Еще один довольно многозначительный момент, который имел загадочные последствия. Надписи на стенах в гробницах и иных памятниках того времени говорят, что на двенадцатом году правления Эхнатона к нему с визитом прибыла мать. Событие это, очевидно, было очень важным для государства. По крайней мере, раньше о визитах царицы-матери к сыну никогда не сообщалось. Ну, приехала – и слава богам! Но об этом визите сохранилось несколько надписей, причем о Тейе говорится как о фараоне – очень торжественно.
Не забудем, что вдовствующая царица жила в Фивах – триста километров отделяли ее от сына. Если она стояла за переворотом Эхнатона, то должна была остаться в Фивах в роли «государева ока».
А ее могущественный брат Эйе находился при дворе Эхнатона, являя собой верного слугу, преданного жреца Атона. Невероятно, чтобы брат с сестрой, находящиеся в прекрасных отношениях (во всяком случае, не известно, чтобы они были врагами и открыто делили сферы влияния) не состояли бы в переписке. Скорее всего Эйе писал Тейе в Фивы о ситуации в Ахетатоне, об умонастроениях во дворце. Тейе не могла не приехать.
Но прошло двенадцать лет, и надо понимать, что далеко не все были довольны правлением Эхнатона и Нефертити и их новшествами – ведь жрецов в Египте насчитывались десятки тысяч, да и знати, так или иначе связанной со жрецами, было немало. Судя по всему, Эхнатон совершил человеческую ошибку, которой никогда не совершают настоящие тираны. Он никого не казнил, никого не преследовал, а просто уехал от старой религии и старой знати. Все его враги остались живы и здоровы, а за двенадцать лет число их увеличилось. К тому же, судя по письмам наместников и полководцев из провинций Египетской империи, дела там шли неважно. Постепенно область за областью, страна за страной отпадали от Египта, а Эхнатон никак не мог собраться в поход.
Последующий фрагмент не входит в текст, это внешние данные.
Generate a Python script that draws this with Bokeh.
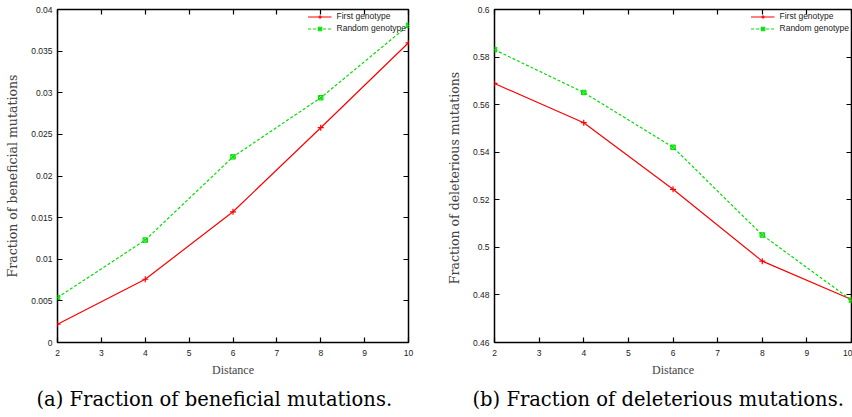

Он отсиживался в столице, занимался внутренними делами, писал гимны солнцу, любил Нефертити… Империя слабела. А раз слабела, то хуже поступали налоги и не было добычи. Недовольство в армии росло.
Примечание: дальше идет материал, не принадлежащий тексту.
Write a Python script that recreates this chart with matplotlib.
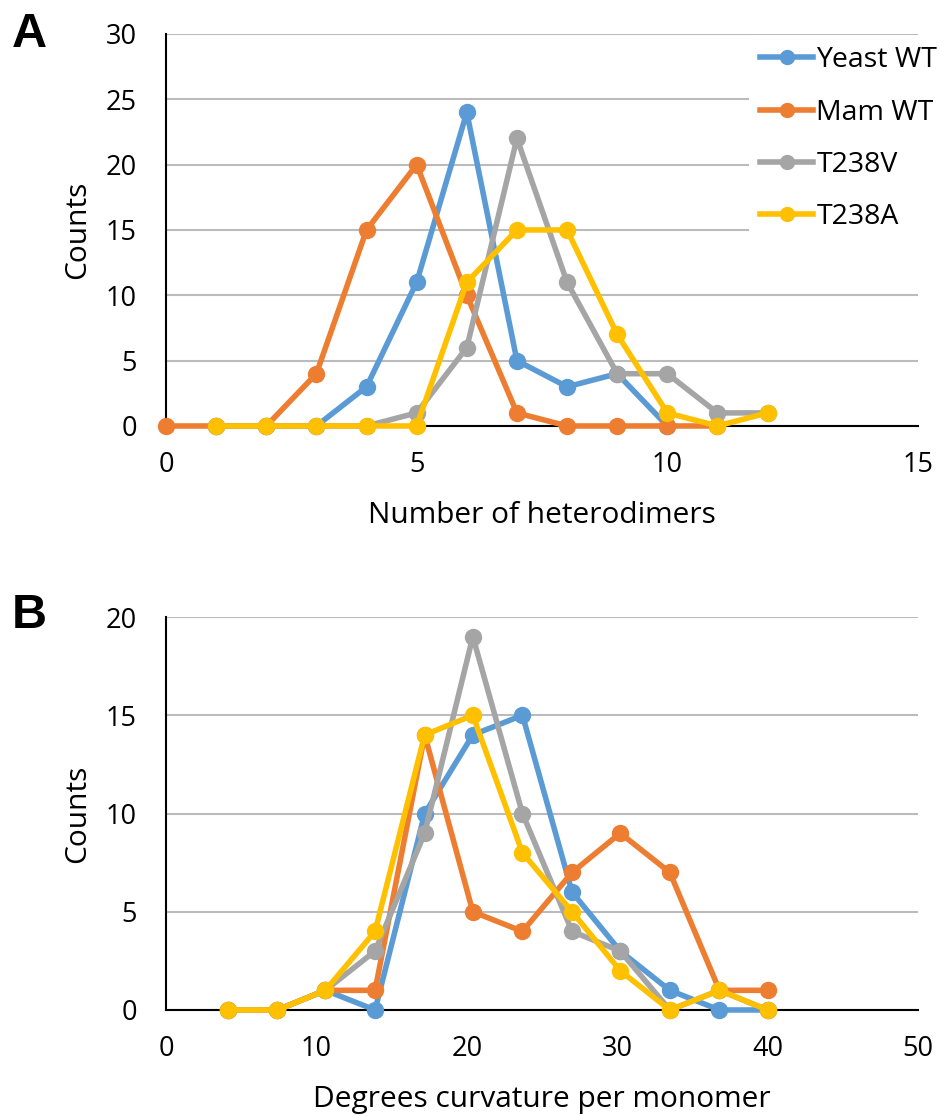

И тогда визит матери в новую столицу приобретает совсем иное звучание. А что, если за эти двенадцать лет Тейе разочаровалась в политике сына, в его новой религии? Что если она постепенно подпала под влияние жрецов и оппозиционной знати? И какую роль в этой перемене играл Эйе?
Возможно он видел, куда склоняются весы, и не хотел поддерживать проигрывавшую сторону. Мы помним, как рьяно он проводил «генеральную линию партии» в первые годы религиозной реформы! Эйе, в начале своей карьеры носивший титул «святой отец» (низшая жреческая степень) стал самым влиятельным государственным деятелем при Эхнатоне.